**Do this**
Print exactly the lines from the first one down to the line that contains "const xTicks = [0, 1, 2, 3, 4, 5, 6];", both included, and skip the pictures.

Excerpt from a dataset
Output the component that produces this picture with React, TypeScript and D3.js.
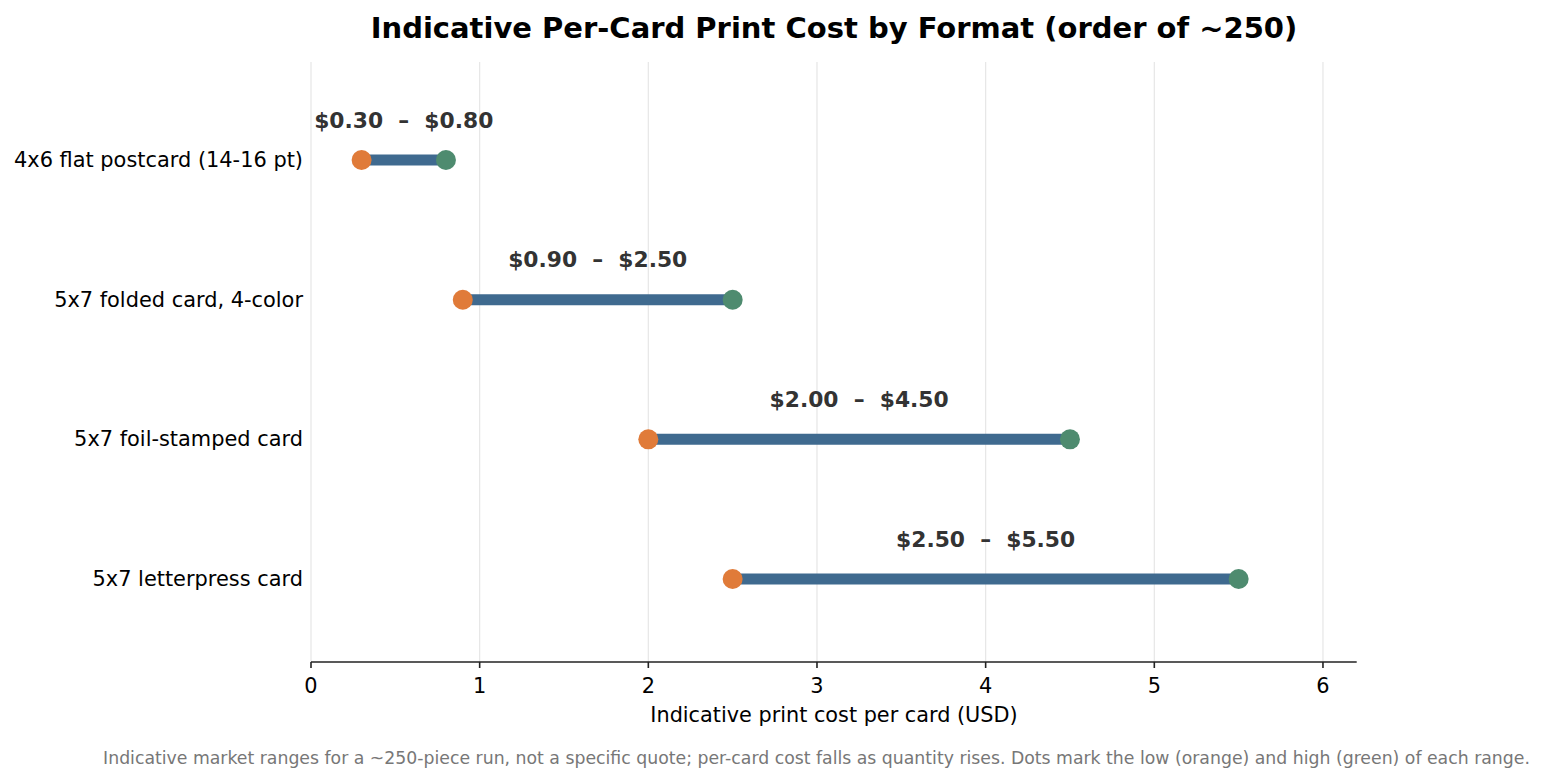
import React from "react";
import * as d3 from "d3";

const categories = [
  "4x6 flat postcard (14-16 pt)",
  "5x7 folded card, 4-color",
  "5x7 foil-stamped card",
  "5x7 letterpress card",
];
const lowValues = [0.3, 0.9, 2.0, 2.5];
const highValues = [0.8, 2.5, 4.5, 5.5];
const xTicks = [0, 1, 2, 3, 4, 5, 6];

const W = 1547;
const H = 783;
const M = { left: 311, right: 1356.7, top: 62, bottom: 662 };
const FONT = "'DejaVu Sans', sans-serif";
const ORANGE = "#E07B39";
const GREEN = "#4E8B6F";
const BLUE = "#3F6A8F";

export default function App() {
  const x = d3.scaleLinear().domain([0, 6.2]).range([M.left, M.right]);
  const y = d3.scaleLinear().domain([-0.702, 3.594]).range([M.top, M.bottom]);
  const fmt = (v: number) => "$" + d3.format(".2f")(v);

  return (
    <div style={{ position: "fixed", left: 0, top: 0, width: W, height: H, background: "#fff" }}>
      <svg width={W} height={H} style={{ display: "block", fontFamily: FONT }}>
        <rect width={W} height={H} fill="#fff" />
        {xTicks.map((t) => (
          <line key={"g" + t} x1={x(t)} x2={x(t)} y1={M.top} y2={M.bottom} stroke="#e6e6e6" strokeWidth={1.2} />
        ))}
        <line x1={M.left} x2={M.right} y1={M.bottom} y2={M.bottom} stroke="#222" strokeWidth={1.6} />
        {xTicks.map((t) => (
          <g key={"t" + t}>
            <line x1={x(t)} x2={x(t)} y1={M.bottom} y2={M.bottom + 6} stroke="#222" strokeWidth={1.6} />
            <text x={x(t)} y={M.bottom + 24} textAnchor="middle" dominantBaseline="central" fontSize={20.9} fill="#000">
              {t}
            </text>
          </g>
        ))}
        {categories.map((c, i) => {
          const cy = y(i);
          const lo = lowValues[i];
          const hi = highValues[i];
          return (
            <g key={c}>
              <text x={M.left - 8} y={cy} textAnchor="end" dominantBaseline="central" fontSize={20.9} fill="#000">
                {c}
              </text>
              <line x1={x(lo)} x2={x(hi)} y1={cy} y2={cy} stroke={BLUE} strokeWidth={11} />
              <circle cx={x(lo)} cy={cy} r={10} fill={ORANGE} />
              <circle cx={x(hi)} cy={cy} r={10} fill={GREEN} />
              <text
                x={x((lo + hi) / 2)}
                y={cy - 40}
                textAnchor="middle"
                dominantBaseline="central"
                fontSize={21.8}
                fontWeight="bold"
                fill="#333"
                style={{ whiteSpace: "pre" }}
              >
                {fmt(lo) + "  \u2013  " + fmt(hi)}
              </text>
            </g>
          );
        })}
        <text x={834} y={28} textAnchor="middle" dominantBaseline="central" fontSize={29} fontWeight="bold" fill="#000">
          Indicative Per-Card Print Cost by Format (order of ~250)
        </text>
        <text x={834} y={715} textAnchor="middle" dominantBaseline="central" fontSize={20.8} fill="#000">
          Indicative print cost per card (USD)
        </text>
        <text x={816.5} y={758} textAnchor="middle" dominantBaseline="central" fontSize={17.3} fill="#777">
          Indicative market ranges for a ~250-piece run, not a specific quote; per-card cost falls as quantity rises. Dots mark the low (orange) and high (green) of each range.
        </text>
      </svg>
    </div>
  );
}
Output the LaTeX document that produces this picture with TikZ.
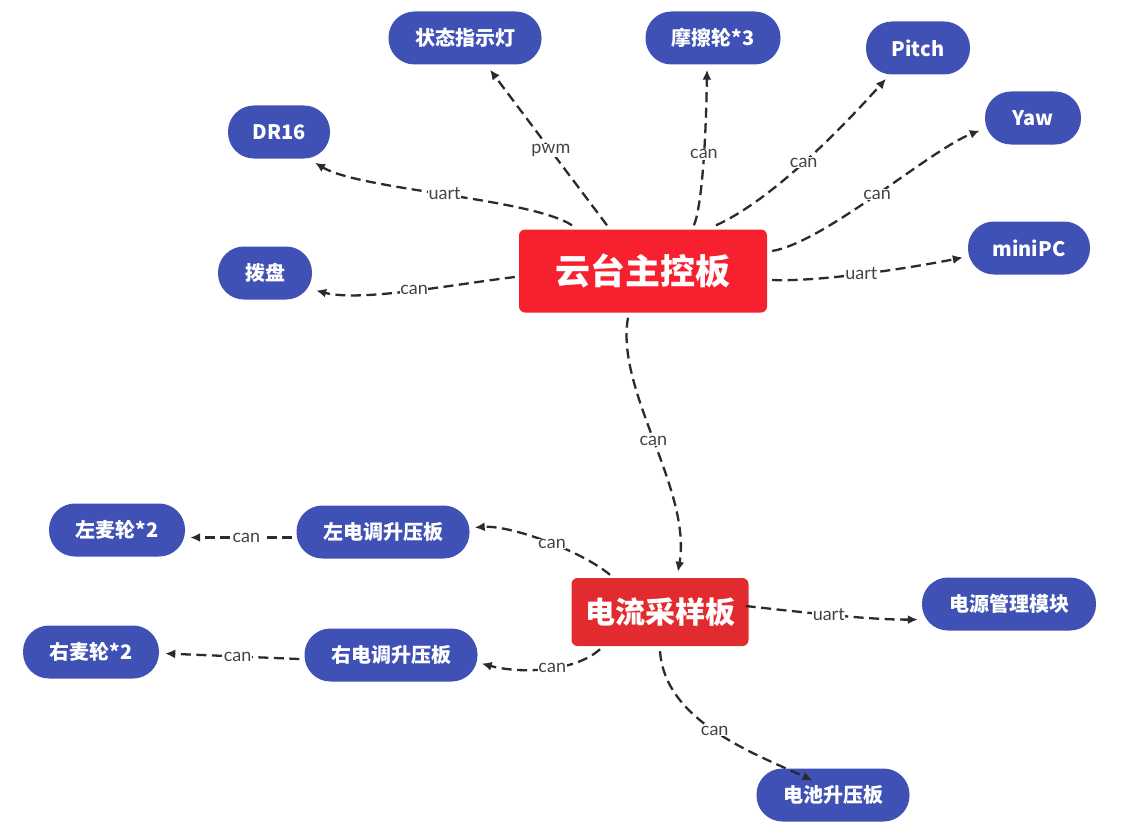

**Solution below**
Output the component that produces this picture with React, TypeScript and D3.js.
import React from "react";
import * as d3 from "d3";

const categories = [
  "4x6 flat postcard (14-16 pt)",
  "5x7 folded card, 4-color",
  "5x7 foil-stamped card",
  "5x7 letterpress card",
];
const lowValues = [0.3, 0.9, 2.0, 2.5];
const highValues = [0.8, 2.5, 4.5, 5.5];
const xTicks = [0, 1, 2, 3, 4, 5, 6];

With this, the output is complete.